Ummu Ma’bad pun melukiskan sifat RosuuluLLooh SAW yang dilihatnya, “Dia sungguh elok. Wajahnya berseri-seri. Bagus perawakannya, tidak gemuk, tidak kecil kepalanya, tampan rumawan. Bola matanya hitam legam, bulu matanya panjang. Suaranya agak serak-serak, dan lehernya jenjang. Jenggotnya lebat, matanya jeli bagaikan bercelak. Alisnya panjang melengkung dengan kedua ujung yang bertemu, rambutnya hitam legam. Bila diam, dia tampak berwibawa, bila berbicara, dia tampak ramah. Amat bagus dan elok dilihat dari kejauhan, amat tampan dipandang dan dekat. Manis tutur katanya, tidak sedikit bicaranya, tidak pula berlebihan, ucapannya bak untaian marjan. Perawakannya sedang, tidak dipandang remeh karena pendek, tak pula enggan mata memandangnya karena terlalu tinggi. Dia bagai pertengahan antara dua dahan, dia yang paling tampan dan paling mulia dari ketiga temannya yang lain. Dia memiliki temen-temen yang mengelilinginya. Bila dia berbicara, mereka mendengarkan ucapannya baik-baik. Bila dia memerintahkan sesuatu, mereka dengan segera melayani dan menaati perintahnya.

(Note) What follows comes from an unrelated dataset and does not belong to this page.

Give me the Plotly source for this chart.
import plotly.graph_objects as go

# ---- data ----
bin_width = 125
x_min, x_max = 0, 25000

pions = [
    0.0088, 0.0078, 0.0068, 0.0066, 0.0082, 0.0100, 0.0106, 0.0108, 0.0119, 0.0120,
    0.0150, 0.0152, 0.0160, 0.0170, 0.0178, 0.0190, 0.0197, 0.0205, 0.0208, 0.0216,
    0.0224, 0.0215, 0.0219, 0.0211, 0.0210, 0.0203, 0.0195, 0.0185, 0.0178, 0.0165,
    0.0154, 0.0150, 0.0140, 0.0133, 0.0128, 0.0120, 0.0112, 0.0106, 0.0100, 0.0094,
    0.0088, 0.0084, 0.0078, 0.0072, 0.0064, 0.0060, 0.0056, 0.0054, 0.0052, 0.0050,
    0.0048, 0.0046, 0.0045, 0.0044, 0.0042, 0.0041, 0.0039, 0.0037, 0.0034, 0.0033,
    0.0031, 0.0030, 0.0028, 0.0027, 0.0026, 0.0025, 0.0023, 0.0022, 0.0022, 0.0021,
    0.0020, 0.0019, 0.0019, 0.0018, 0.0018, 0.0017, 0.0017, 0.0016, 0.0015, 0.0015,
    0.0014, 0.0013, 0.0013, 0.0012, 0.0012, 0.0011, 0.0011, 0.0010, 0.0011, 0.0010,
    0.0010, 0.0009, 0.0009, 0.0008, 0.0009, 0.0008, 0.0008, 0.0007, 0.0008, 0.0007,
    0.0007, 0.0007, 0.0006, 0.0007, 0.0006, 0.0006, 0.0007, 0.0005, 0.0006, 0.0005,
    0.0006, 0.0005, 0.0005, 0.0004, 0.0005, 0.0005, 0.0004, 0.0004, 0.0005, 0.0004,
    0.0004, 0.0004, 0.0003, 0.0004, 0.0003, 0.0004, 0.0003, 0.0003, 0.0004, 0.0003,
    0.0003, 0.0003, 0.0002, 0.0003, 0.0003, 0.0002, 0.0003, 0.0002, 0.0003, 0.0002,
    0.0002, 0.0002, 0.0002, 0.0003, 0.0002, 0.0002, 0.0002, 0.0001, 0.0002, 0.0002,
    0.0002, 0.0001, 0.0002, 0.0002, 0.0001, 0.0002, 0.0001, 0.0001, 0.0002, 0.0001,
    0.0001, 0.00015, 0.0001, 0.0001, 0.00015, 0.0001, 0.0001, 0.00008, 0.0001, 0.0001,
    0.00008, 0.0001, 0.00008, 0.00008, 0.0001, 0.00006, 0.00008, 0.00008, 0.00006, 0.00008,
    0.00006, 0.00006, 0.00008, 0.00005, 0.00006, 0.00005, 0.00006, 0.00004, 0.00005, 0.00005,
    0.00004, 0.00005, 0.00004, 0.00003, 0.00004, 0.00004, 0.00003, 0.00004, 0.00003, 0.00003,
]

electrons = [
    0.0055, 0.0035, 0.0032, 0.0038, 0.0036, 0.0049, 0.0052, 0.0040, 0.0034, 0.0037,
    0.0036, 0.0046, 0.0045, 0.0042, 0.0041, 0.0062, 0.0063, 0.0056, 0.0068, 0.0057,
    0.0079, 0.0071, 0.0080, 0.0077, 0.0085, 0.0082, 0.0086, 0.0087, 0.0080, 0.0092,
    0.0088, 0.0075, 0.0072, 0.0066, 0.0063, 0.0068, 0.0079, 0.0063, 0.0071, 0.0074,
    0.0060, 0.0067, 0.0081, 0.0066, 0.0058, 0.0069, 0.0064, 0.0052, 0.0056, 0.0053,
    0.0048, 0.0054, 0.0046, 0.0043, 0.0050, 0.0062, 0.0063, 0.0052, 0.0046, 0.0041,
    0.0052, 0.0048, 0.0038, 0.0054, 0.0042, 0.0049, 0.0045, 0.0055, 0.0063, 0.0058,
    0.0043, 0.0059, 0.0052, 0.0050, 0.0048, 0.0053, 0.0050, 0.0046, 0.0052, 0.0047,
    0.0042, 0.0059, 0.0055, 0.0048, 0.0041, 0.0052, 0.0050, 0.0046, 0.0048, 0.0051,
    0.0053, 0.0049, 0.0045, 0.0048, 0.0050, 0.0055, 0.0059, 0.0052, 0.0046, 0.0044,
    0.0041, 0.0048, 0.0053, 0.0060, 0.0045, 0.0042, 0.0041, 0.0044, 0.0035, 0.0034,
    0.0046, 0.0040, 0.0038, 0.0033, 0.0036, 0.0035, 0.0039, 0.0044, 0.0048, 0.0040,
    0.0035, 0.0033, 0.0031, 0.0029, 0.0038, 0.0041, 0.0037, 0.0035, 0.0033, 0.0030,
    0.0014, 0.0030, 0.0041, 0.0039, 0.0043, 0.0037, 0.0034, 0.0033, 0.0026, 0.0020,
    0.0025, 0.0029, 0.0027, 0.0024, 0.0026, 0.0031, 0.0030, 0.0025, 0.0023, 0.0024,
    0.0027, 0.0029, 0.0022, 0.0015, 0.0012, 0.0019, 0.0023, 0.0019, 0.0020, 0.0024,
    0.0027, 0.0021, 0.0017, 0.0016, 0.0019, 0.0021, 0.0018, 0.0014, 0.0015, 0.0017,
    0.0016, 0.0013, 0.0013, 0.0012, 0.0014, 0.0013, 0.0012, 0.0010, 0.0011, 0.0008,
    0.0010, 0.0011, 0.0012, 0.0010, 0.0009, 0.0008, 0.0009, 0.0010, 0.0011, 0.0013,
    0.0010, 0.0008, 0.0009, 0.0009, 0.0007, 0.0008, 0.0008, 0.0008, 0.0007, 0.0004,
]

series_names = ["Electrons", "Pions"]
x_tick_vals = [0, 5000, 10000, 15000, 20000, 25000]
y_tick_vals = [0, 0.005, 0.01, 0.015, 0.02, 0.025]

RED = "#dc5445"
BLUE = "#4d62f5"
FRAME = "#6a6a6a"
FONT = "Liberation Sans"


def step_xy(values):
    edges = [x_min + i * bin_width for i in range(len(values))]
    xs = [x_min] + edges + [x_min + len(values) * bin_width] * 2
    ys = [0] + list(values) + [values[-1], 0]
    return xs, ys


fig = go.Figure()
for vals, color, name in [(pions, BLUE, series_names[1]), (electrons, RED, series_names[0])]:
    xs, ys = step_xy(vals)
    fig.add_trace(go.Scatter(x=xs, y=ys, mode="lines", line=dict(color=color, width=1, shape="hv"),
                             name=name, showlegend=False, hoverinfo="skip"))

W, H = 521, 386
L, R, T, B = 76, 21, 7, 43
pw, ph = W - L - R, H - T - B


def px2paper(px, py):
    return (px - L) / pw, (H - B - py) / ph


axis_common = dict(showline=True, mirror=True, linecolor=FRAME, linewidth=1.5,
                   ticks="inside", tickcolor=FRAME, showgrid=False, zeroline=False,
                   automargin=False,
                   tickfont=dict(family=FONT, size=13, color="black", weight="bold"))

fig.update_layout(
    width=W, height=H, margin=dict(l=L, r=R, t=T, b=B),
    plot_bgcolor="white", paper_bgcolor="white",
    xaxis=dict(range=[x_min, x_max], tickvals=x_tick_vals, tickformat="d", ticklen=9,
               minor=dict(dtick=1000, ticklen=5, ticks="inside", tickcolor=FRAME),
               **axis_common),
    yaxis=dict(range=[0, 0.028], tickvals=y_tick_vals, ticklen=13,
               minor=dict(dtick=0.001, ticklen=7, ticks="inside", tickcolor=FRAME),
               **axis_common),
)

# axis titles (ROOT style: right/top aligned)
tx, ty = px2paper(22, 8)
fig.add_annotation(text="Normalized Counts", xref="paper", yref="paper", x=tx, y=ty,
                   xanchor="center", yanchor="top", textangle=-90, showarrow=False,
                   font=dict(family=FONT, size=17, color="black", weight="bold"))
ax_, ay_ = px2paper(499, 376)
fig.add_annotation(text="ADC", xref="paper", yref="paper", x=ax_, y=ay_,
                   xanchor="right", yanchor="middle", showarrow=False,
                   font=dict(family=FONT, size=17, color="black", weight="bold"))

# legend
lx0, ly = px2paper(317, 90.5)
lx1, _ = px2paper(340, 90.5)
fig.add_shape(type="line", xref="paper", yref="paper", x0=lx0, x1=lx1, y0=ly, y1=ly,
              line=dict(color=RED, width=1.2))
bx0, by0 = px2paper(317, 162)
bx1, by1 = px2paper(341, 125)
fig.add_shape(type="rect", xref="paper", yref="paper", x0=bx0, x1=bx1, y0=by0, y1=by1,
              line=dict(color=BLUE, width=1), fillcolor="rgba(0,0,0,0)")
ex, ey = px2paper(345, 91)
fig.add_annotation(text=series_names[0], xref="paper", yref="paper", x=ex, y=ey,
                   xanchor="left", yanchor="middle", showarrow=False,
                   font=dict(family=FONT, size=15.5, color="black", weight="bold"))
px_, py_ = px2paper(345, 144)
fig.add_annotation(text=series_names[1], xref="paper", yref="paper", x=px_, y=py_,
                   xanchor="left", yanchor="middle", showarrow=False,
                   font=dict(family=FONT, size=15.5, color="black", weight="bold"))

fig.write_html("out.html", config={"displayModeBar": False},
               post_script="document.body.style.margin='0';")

Dia tak pernah bermuka masam dan tak bertele-tele ucapannya.”

Mendengar penuturan itu, Abu Ma’bad berkata yakin, “Demi ALLooh, dia pasti orang Quroisy yang sedang mereka cari-cari. Abu bertekad untuk menemaninya, dan sungguh aku akan melakukannya jika kudapatkan jalan untuk itu!”

Hari  yang  penuh kebaikan dari sisi ALLooh SWT. Pada hari itu, Ummu Ma’bad masuk Islam. Dikisahkan, kambing Ummu Ma’bad yang diusap oleh RosuuluLLooh SAW panjang umurnya. Kambing itu tetap hidup sampai masa pemerintahan ‘Umar ibnul Khoththob RA tahun 12 H dan selalu mengeluarkan air susunya saat diperah, pagi maupun sore hari.